Is the course focused on LLMs used to generate text or does it also talk about other kinds of testing like search, images, etc?

smcleod
·
1 year ago
·
[ - ]

Looks interesting, great to see it specifically calls out supporting LLM servers as first class citizens!

I see some of the code is Java, that strikes me as an interesting choice - is there a reason behind that or simply the language that the devs were already familiar with?

calebkaiser
·
1 year ago
·
[ - ]

The decision to go with Java for the backend was because we feel Java is a bit more battle tested than Python for production (dependency management, concurrency, compilation etc). Go was another strong contender, but we felt like it's a bit easier to contribute to a Java codebase for OSS contributors. At the end of the day, I'm sure we could have gone with several different options. Our cloud codebase has services in multiple languages (Python, Java, Go, TS), and Opik uses TypeScript for FE, Python for SDKs, and Java for backend.

hrpnk
·
1 year ago
·
[ - ]

Is there a reason you didn't just implement OpenTelemetry (OT) straight away? Curious about the trade offs to opt for a home-grown telemetry inspired by OT instead.

calebkaiser
·
1 year ago
·
[ - ]

Good question! It mostly came down to implementation speed, as well as some uncertainty about performance/overhead. We will be releasing OpenTelemetry compatible ingestion endpoints in the near future, but since Opik has so many features that aren't related to OT, we decided to move forward without it for the initial release. It is a great project though and something we will be implementing soon—it will especially be useful for building out integrations with frameworks that are OpenTelemetry compatible.

baggiponte
·
1 year ago
·
[ - ]

Have you seen two “prototypes” of standard for LLM telemetry? One is openllmetry, maintained by the folks at TraceLoop. Seems the more popular. The other one is openinference IIRC, by Arize AI.

calebkaiser
·
1 year ago
·
[ - ]

Of the two, the only one I've ever personally explored is OpenLLMetry. Extremely cool project. In general, this is one of those areas where the field still needs to "shake out" a bit.

kakaly0403
·
1 year ago
·
[ - ]

There is a GenAI standard spec from OpenTelemetry for tracing LLM based applications. Currently there are 3 library implementations of this spec - Langtrace, OpenLLMetry and OpenLit. Microsoft has an implementation for .NET aswell. OpenInference, though opentelemetry compatible does not adhere to the standard spec.

yu3zhou4
·
1 year ago
·
[ - ]

Hello! How does it compare to DeepEval (open source)?

calebkaiser
·
1 year ago
·
[ - ]

Great question. First, we have a ton of respect for the work the DeepEval team is doing. That said, we took a fundamentally different approach in building Opik as an open source project. With DeepEval, if you want to log your data or use the UI, you need to use Confident AI's cloud platform (which as far as I'm aware, has no free plan). So, if you want to visualize traces, do production monitoring, labeling, etc, you can't just use the DeepEval open source library.
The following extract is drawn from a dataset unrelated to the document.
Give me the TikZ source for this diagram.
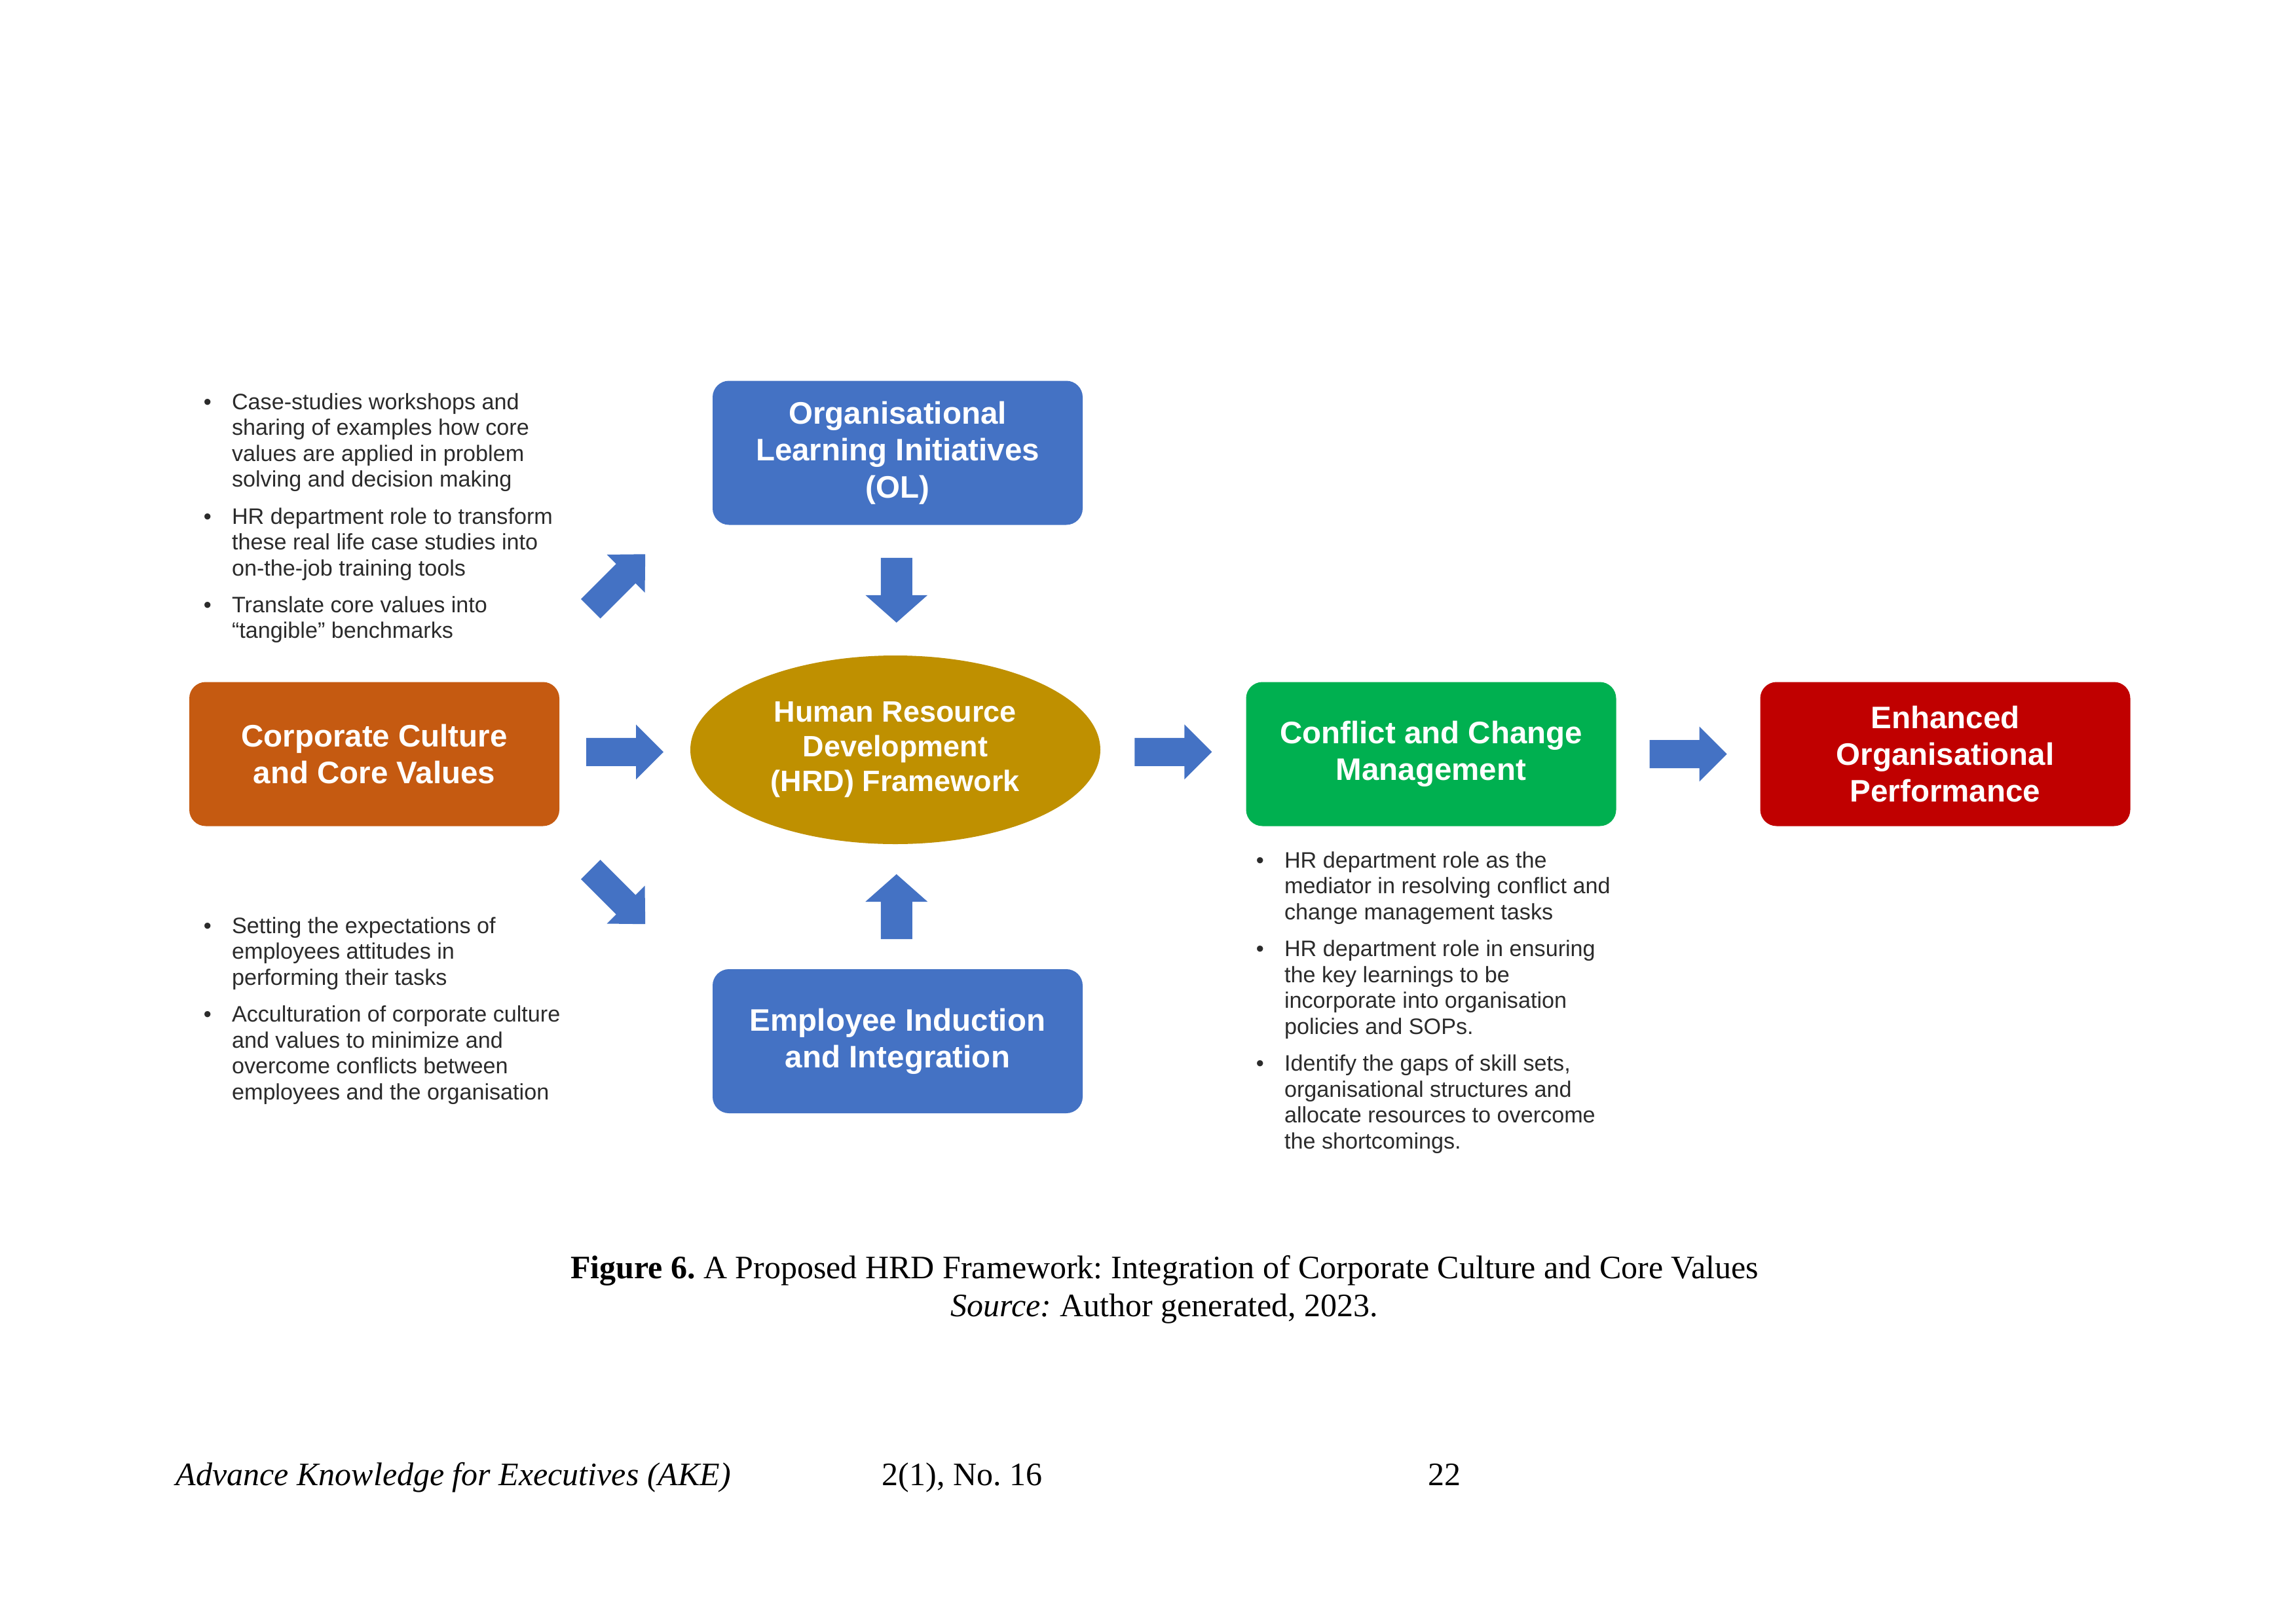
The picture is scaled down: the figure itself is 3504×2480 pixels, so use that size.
\documentclass[tikz,border=0pt]{standalone}
\usepackage{fontspec}
\setmainfont{Liberation Serif}
\newfontfamily\diagfont{Liberation Sans}
\usetikzlibrary{shapes.geometric,calc}
\frenchspacing
\definecolor{olblue}{HTML}{4472C4}
\definecolor{arrowblue}{HTML}{4472C4}
\definecolor{corporange}{HTML}{C55A11}
\definecolor{hrdgold}{HTML}{BF9000}
\definecolor{confgreen}{HTML}{00B050}
\definecolor{enhred}{HTML}{C00000}
\definecolor{bultext}{HTML}{2B2B2B}
\tikzset{
  box/.style={rounded corners=6pt, minimum width=565*0.24pt, minimum height=220*0.24pt,
    text=white, align=center, inner sep=0pt,
    font=\diagfont\bfseries\fontsize{11.4}{13.5}\selectfont},
  hrdnode/.style={ellipse, fill=hrdgold, minimum width=626*0.24pt, minimum height=288*0.24pt,
    text=white, align=center, inner sep=0pt,
    font=\diagfont\bfseries\fontsize{10.8}{12.7}\selectfont},
  bul/.style={inner sep=0pt, anchor=base west, text=bultext,
    font=\diagfont\fontsize{8.2}{9.5}\selectfont},
  captext/.style={inner sep=0pt, font=\fontsize{12}{14}\selectfont\frenchspacing},
  pics/barrow/.style n args={5}{code={
    \fill[arrowblue, rotate=#1]
      (-#2/2, -#4/2) -- (#2/2-#5, -#4/2) -- (#2/2-#5, -#3/2) -- (#2/2, 0)
      -- (#2/2-#5, #3/2) -- (#2/2-#5, #4/2) -- (-#2/2, #4/2) -- cycle;
  }}
}
\begin{document}
\begin{tikzpicture}[x=0.24pt, y=-0.24pt]
\useasboundingbox[fill=white] (0,0) rectangle (3504,2480);

% main nodes
\node[box, fill=corporange] (corp) at (571.5,1151.5) {Corporate Culture\\and Core Values};
\node[box, fill=olblue] (ol) at (1370.5,691.5) {Organisational\\Learning Initiatives\\(OL)};
\node[box, fill=olblue] (emp) at (1370.5,1590) {Employee Induction\\and Integration};
\node[hrdnode] (hrd) at (1367,1145) {Human Resource\\Development\\(HRD) Framework};
\node[box, fill=confgreen] (conf) at (2185,1151.5) {Conflict and Change\\Management};
\node[box, fill=enhred] (enh) at (2970,1151.5) {Enhanced\\Organisational\\Performance};

% block arrows
\pic (a1) at ($(corp.east)!0.5!(hrd.west)$) {barrow={0}{118}{84}{43}{42}};
\pic (a2) at ($(hrd.east)!0.5!(conf.west)$) {barrow={0}{118}{84}{43}{42}};
\pic (a3) at ($(conf.east)!0.5!(enh.west)$) {barrow={0}{118}{84}{43}{42}};
\pic (aol) at ($(ol.south)!0.5!(hrd.north)$) {barrow={-90}{99}{95}{48}{42}};
\pic (aemp) at ($(emp.north)!0.5!(hrd.south)$) {barrow={90}{99}{95}{48}{42}};
\coordinate (dup) at (943.5,888);
\coordinate (ddn) at (943.5,1369.5);
\pic (aup) at (dup) {barrow={45}{118}{82}{42}{42}};
\pic (adn) at (ddn) {barrow={-45}{118}{82}{42}{42}};

% bullet texts
\node[bul] (tl) at (310,625) {\begin{tabular}[t]{@{}l@{\hspace{7.5pt}}l@{}}
\textbullet & Case-studies workshops and\\
 & sharing of examples how core\\
 & values are applied in problem\\
 & solving and decision making\\[4pt]
\textbullet & HR department role to transform\\
 & these real life case studies into\\
 & on-the-job training tools\\[4pt]
\textbullet & Translate core values into\\
 & “tangible” benchmarks
\end{tabular}};

\node[bul] (bl) at (310,1425) {\begin{tabular}[t]{@{}l@{\hspace{7.5pt}}l@{}}
\textbullet & Setting the expectations of\\
 & employees attitudes in\\
 & performing their tasks\\[4pt]
\textbullet & Acculturation of corporate culture\\
 & and values to minimize and\\
 & overcome conflicts between\\
 & employees and the organisation
\end{tabular}};

\node[bul] (br) at (1917,1325) {\begin{tabular}[t]{@{}l@{\hspace{7.5pt}}l@{}}
\textbullet & HR department role as the\\
 & mediator in resolving conflict and\\
 & change management tasks\\[4pt]
\textbullet & HR department role in ensuring\\
 & the key learnings to be\\
 & incorporate into organisation\\
 & policies and SOPs.\\[4pt]
\textbullet & Identify the gaps of skill sets,\\
 & organisational structures and\\
 & allocate resources to overcome\\
 & the shortcomings.
\end{tabular}};

% caption and footer
\node[captext, anchor=base] (cap) at (1778,1952) {\textbf{Figure 6.} A Proposed HRD Framework: Integration of Corporate Culture and Core Values};
\node[captext, anchor=base] (src) at (1778,2010) {\textit{Source:} Author generated, 2023.};
\node[captext, anchor=base west] (f1) at (268,2268) {\textit{Advance Knowledge for Executives (AKE)}};
\node[captext, anchor=base west] (f2) at (1346,2268) {2(1), No. 16};
\node[captext, anchor=base west] (f3) at (2180,2268) {22};
\end{tikzpicture}
\end{document}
All of Opik's functionality, including the UI and logging, is available in the open source version. The only "features" that are inaccessible from the open source version of Opik are things that are actually features of the Comet platform. For example, Comet Artifacts allow you to store your datasets as versioned assets, preserved as an immutable series of snapshots, which automatically track any experiments they've been a part of in order to preserve their full data lineage. You can use Opik with Artifacts, but that will require a free Comet account. Any Opik-specific feature, however, is fully available in the open source version.